Darmawasn merasa heran di dalam putusan pengadilan dirinya dinyatakan meminta bantuan kepada yang bersangkutan. Bagaimana saya bisa meminta bantuan pada orang yang saya tidak kenal.
Jadi pada intinya saya tidak kenal saudara Upa Labuhari, dia tidak pernah hadir dalam pertemuan untuk berupaya menghentikan penyidikan kasus korupsi di Kaur.
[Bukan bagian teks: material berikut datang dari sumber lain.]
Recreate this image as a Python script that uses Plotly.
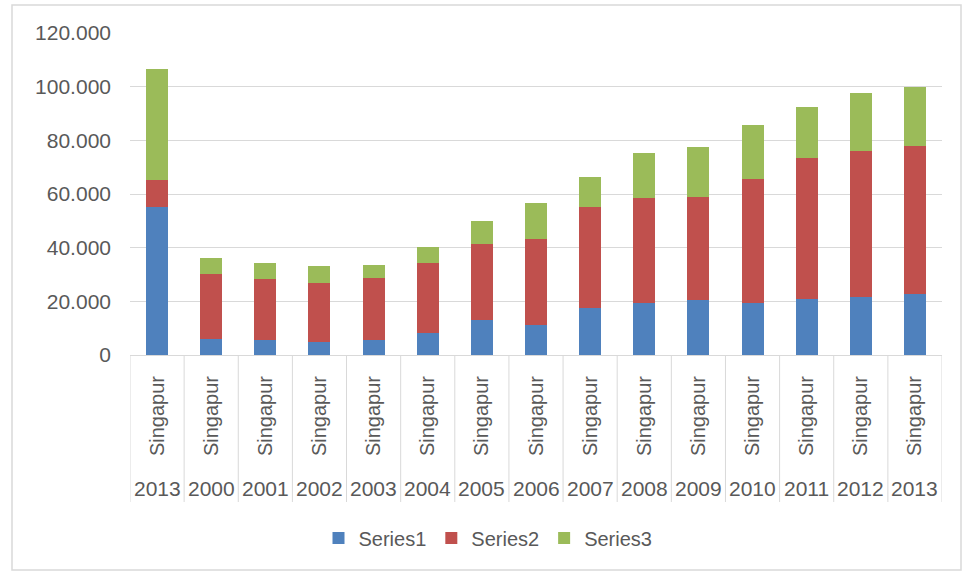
import plotly.graph_objects as go

# Stacked values per year (thousands separators shown with a dot)
years = ["2013", "2000", "2001", "2002", "2003", "2004", "2005", "2006",
         "2007", "2008", "2009", "2010", "2011", "2012", "2013"]
countries = ["Singapur"] * 15
series1 = [55200, 6000, 5600, 5000, 5600, 8300, 13000, 11200,
           17400, 19500, 20500, 19500, 20700, 21700, 22700]
series2 = [10000, 24200, 22700, 21900, 23000, 26100, 28200, 31900,
           37900, 38900, 38500, 46100, 52600, 54400, 55100]
series3 = [41400, 5900, 6000, 6300, 4900, 5700, 8700, 13400,
           11200, 16700, 18400, 20100, 19000, 21400, 22200]
series_names = ["Series1", "Series2", "Series3"]
colors = ["#4F81BD", "#C0504D", "#9BBB59"]

W, H = 969, 573
ML, MR, MT, MB = 130, 27, 33, 218
PW, PH = W - ML - MR, H - MT - MB

def px_x(p):
    return (p - ML) / PW

def px_y(p):
    return (H - MB - p) / PH

FONT = "Liberation Sans"
TXT = "#595959"
GRID = "#D9D9D9"

idx = list(range(len(years)))
fig = go.Figure()
for name, vals, col in zip(series_names, [series1, series2, series3], colors):
    fig.add_trace(go.Bar(x=idx, y=vals, name=name, marker=dict(color=col, line=dict(width=0))))

# year labels (outer category level)
for i, yr in enumerate(years):
    fig.add_annotation(x=i, y=px_y(488), xref="x", yref="paper", text=yr,
                       showarrow=False, yanchor="middle", xanchor="center",
                       font=dict(family=FONT, size=21, color=TXT))

# category divider lines
shapes = []
for i in range(len(years) + 1):
    shapes.append(dict(type="line", xref="x", yref="paper", x0=i - 0.5, x1=i - 0.5,
                       y0=0, y1=px_y(502), line=dict(color=GRID, width=1)))
# chart border
shapes.append(dict(type="rect", xref="paper", yref="paper",
                   x0=px_x(12), x1=px_x(961), y0=px_y(570), y1=px_y(5),
                   line=dict(color="#D9D9D9", width=1.5), layer="below"))

fig.update_layout(
    width=W, height=H,
    margin=dict(l=ML, r=MR, t=MT, b=MB),
    barmode="stack", bargap=0.594,
    plot_bgcolor="white", paper_bgcolor="white",
    separators=",.",
    font=dict(family=FONT, size=21, color=TXT),
    shapes=shapes,
    showlegend=True,
    legend=dict(orientation="h", x=px_x(488), xanchor="center",
                y=px_y(538), yanchor="middle",
                font=dict(family=FONT, size=20, color=TXT),
                traceorder="normal", itemclick=False),
)
fig.update_xaxes(range=[-0.5, len(years) - 0.5], tickmode="array", tickvals=idx,
                 ticktext=countries, tickangle=-90, ticks="", showgrid=False,
                 showline=True, linecolor=GRID, zeroline=False,
                 ticklabelstandoff=12, tickfont=dict(family=FONT, size=20, color=TXT))
fig.update_yaxes(range=[0, 120000], dtick=20000, tickformat=",d", showgrid=True,
                 gridcolor=GRID, gridwidth=1, zeroline=False, showline=False,
                 ticks="", ticklabelstandoff=18,
                 tickfont=dict(family=FONT, size=21, color=TXT))

fig.write_html("out.html")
Tapi kenapa dalam putusan disebutkan bahwa saya mengatakan beberapa kali saudara yang bersangkutan hadir di Bengkulu dalam acara pertemuan.
Sementara beberapa pengamat hukum menyebutkan, putusan ini perlu mendapat perhatian dari semua pihak pemangku masalah hukum di tanah air, terutama pihak Mahkamah Agung agar tidak jatuh lagi korban orang yang tidak berdosa tapi dinyatakan berdosa oleh pengadilan, lalu kemudian setelah dibawa ke Mahkamah Agung di lepas tapi korban sudah menderita meringkuk dalam tahanan selama beberapa lama.
Masalah ini serius untuk ditangani kata seorang pakar hukum sehingga tidak membawa korban pada orang lain bahwa ada kesaksian yang benar di dalam persidangan tetapi tidak dinyatakan sebagai bahan pertimbangan oleh Majelis Hakim untuk memutuskan perkara.
Majelis Hakim dinilai telah menggunakan pertimbangan data yang tidak pernah terungkap ataupun tidak pernah dibicarakan di persidangan.
Ini suatu hal yang sangat serius untuk ditangani oleh Mahkamah Agung dan kalau perlu majelis hakimnya diperiksa tentang putusannya yang kontroversial dengan data yang terungkap di pengadilan .
Bahkan jika diperlukan perkara ini dapat dibuka lagi dengan menampilkan seluruh saksi-saksi dalam perkara tersebut biar jelas bahwa terhukum Upa Labuhari tidak pernah berbuat menghalangi penyidik Kejaksaan untuk mengusut kasus korupsi di Bengkulu.